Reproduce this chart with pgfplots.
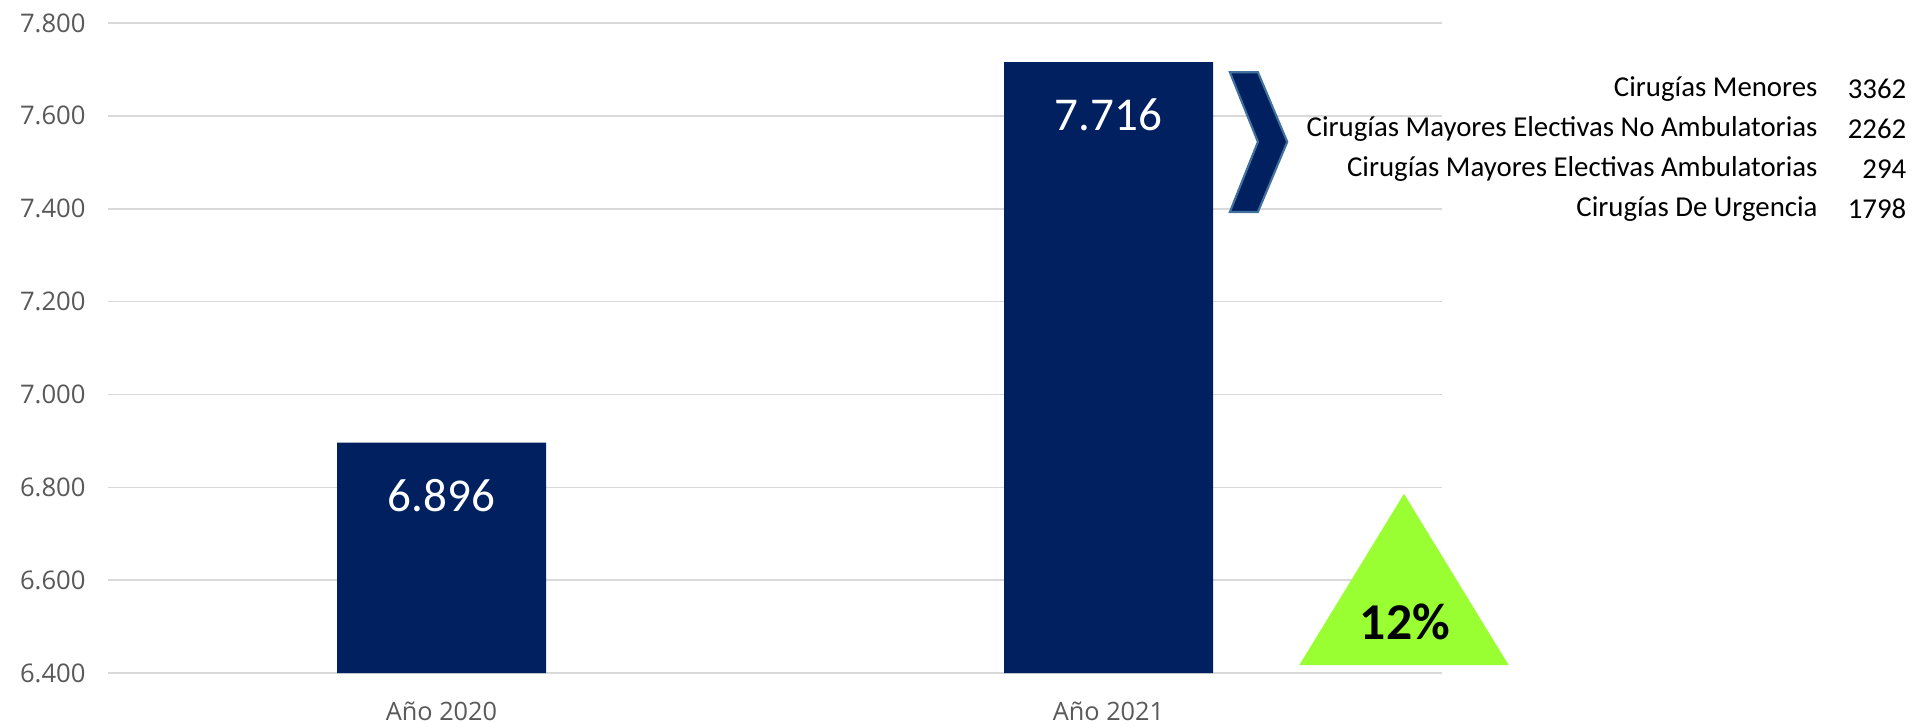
\documentclass[border=0pt]{standalone}
\usepackage{pgfplots}
\pgfplotsset{compat=1.18}
\usepackage{fontspec}
\setmainfont{Carlito}
\newfontfamily\opensans{Open Sans}

\definecolor{barblue}{HTML}{002060}
\definecolor{edgeblue}{HTML}{41719C}
\definecolor{tickgray}{HTML}{595959}
\definecolor{gridgray}{HTML}{D9D9D9}
\definecolor{upgreen}{HTML}{99FF33}

\begin{document}
\begin{tikzpicture}
% 1 px of the reference = 0.01cm
\path[use as bounding box] (-1.08cm,-0.54cm) rectangle (18.08cm,6.73cm);
\begin{axis}[
scale only axis,
width=13.34cm, height=6.5cm,
ybar, bar width=2.09cm,
xmin=-0.5, xmax=1.5,
ymin=6400, ymax=7800,
xtick={0,1}, xticklabels={},
ytick={6400,6600,...,7800},
axis line style={draw=none},
tick style={draw=none},
ymajorgrids,
grid style={gridgray, line width=0.45pt},
yticklabel style={font=\opensans\fontsize{7.3}{8}\selectfont, text=tickgray,
  /pgf/number format/.cd, 1000 sep={.}, assume math mode=true},
yticklabel shift=0.1cm,
clip=false,
nodes near coords,
point meta=y,
every node near coord/.append style={anchor=center, yshift=-0.53cm,
  font=\fontsize{13.4}{15}\selectfont, text=white,
  /pgf/number format/.cd, 1000 sep={.}, assume math mode=true},
]
\addplot[fill=barblue, draw=none] coordinates {(0,6896) (1,7716)};

% category names
\begin{scope}[every node/.style={font=\opensans\fontsize{7.2}{8}\selectfont, text=tickgray}]
\node at (axis cs:0,6318) {Año 2020};
\node at (axis cs:1,6318) {Año 2021};
\end{scope}

% chevron pointing to the breakdown
\draw[edgeblue, line width=0.6pt, fill=barblue]
  (axis cs:1.182,7694) -- (axis cs:1.224,7694) -- (axis cs:1.268,7544)
  -- (axis cs:1.224,7393) -- (axis cs:1.182,7393) -- (axis cs:1.224,7544) -- cycle;

% growth triangle
\fill[upgreen] (axis cs:1.286,6417) -- (axis cs:1.443,6786) -- (axis cs:1.600,6417) -- cycle;
\node[font=\bfseries\fontsize{14.7}{16}\selectfont] at (axis cs:1.4445,6510) {12\%};

% breakdown of 2021
\begin{scope}[every node/.style={anchor=east, inner sep=0pt, font=\fontsize{8.2}{10}\selectfont}]
\node at (axis cs:2.064,7658) {Cirugías Menores};
\node at (axis cs:2.197,7658) {3362};
\node at (axis cs:2.064,7572) {Cirugías Mayores Electivas No Ambulatorias};
\node at (axis cs:2.197,7572) {2262};
\node at (axis cs:2.064,7486) {Cirugías Mayores Electivas Ambulatorias};
\node at (axis cs:2.197,7486) {294};
\node at (axis cs:2.064,7400) {Cirugías De Urgencia};
\node at (axis cs:2.197,7400) {1798};
\end{scope}
\end{axis}
\end{tikzpicture}
\end{document}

- _DO THIS_
Your task is to return the lines above, from the first one up to and including the line containing "-- (axis cs:1.224,7393)", minus any pictures.

- _EXERCISE RESPONSE_
Reproduce this chart with pgfplots.
\documentclass[border=0pt]{standalone}
\usepackage{pgfplots}
\pgfplotsset{compat=1.18}
\usepackage{fontspec}
\setmainfont{Carlito}
\newfontfamily\opensans{Open Sans}

\definecolor{barblue}{HTML}{002060}
\definecolor{edgeblue}{HTML}{41719C}
\definecolor{tickgray}{HTML}{595959}
\definecolor{gridgray}{HTML}{D9D9D9}
\definecolor{upgreen}{HTML}{99FF33}

\begin{document}
\begin{tikzpicture}
% 1 px of the reference = 0.01cm
\path[use as bounding box] (-1.08cm,-0.54cm) rectangle (18.08cm,6.73cm);
\begin{axis}[
scale only axis,
width=13.34cm, height=6.5cm,
ybar, bar width=2.09cm,
xmin=-0.5, xmax=1.5,
ymin=6400, ymax=7800,
xtick={0,1}, xticklabels={},
ytick={6400,6600,...,7800},
axis line style={draw=none},
tick style={draw=none},
ymajorgrids,
grid style={gridgray, line width=0.45pt},
yticklabel style={font=\opensans\fontsize{7.3}{8}\selectfont, text=tickgray,
  /pgf/number format/.cd, 1000 sep={.}, assume math mode=true},
yticklabel shift=0.1cm,
clip=false,
nodes near coords,
point meta=y,
every node near coord/.append style={anchor=center, yshift=-0.53cm,
  font=\fontsize{13.4}{15}\selectfont, text=white,
  /pgf/number format/.cd, 1000 sep={.}, assume math mode=true},
]
\addplot[fill=barblue, draw=none] coordinates {(0,6896) (1,7716)};

% category names
\begin{scope}[every node/.style={font=\opensans\fontsize{7.2}{8}\selectfont, text=tickgray}]
\node at (axis cs:0,6318) {Año 2020};
\node at (axis cs:1,6318) {Año 2021};
\end{scope}

% chevron pointing to the breakdown
\draw[edgeblue, line width=0.6pt, fill=barblue]
  (axis cs:1.182,7694) -- (axis cs:1.224,7694) -- (axis cs:1.268,7544)
  -- (axis cs:1.224,7393) -- (axis cs:1.182,7393) -- (axis cs:1.224,7544) -- cycle;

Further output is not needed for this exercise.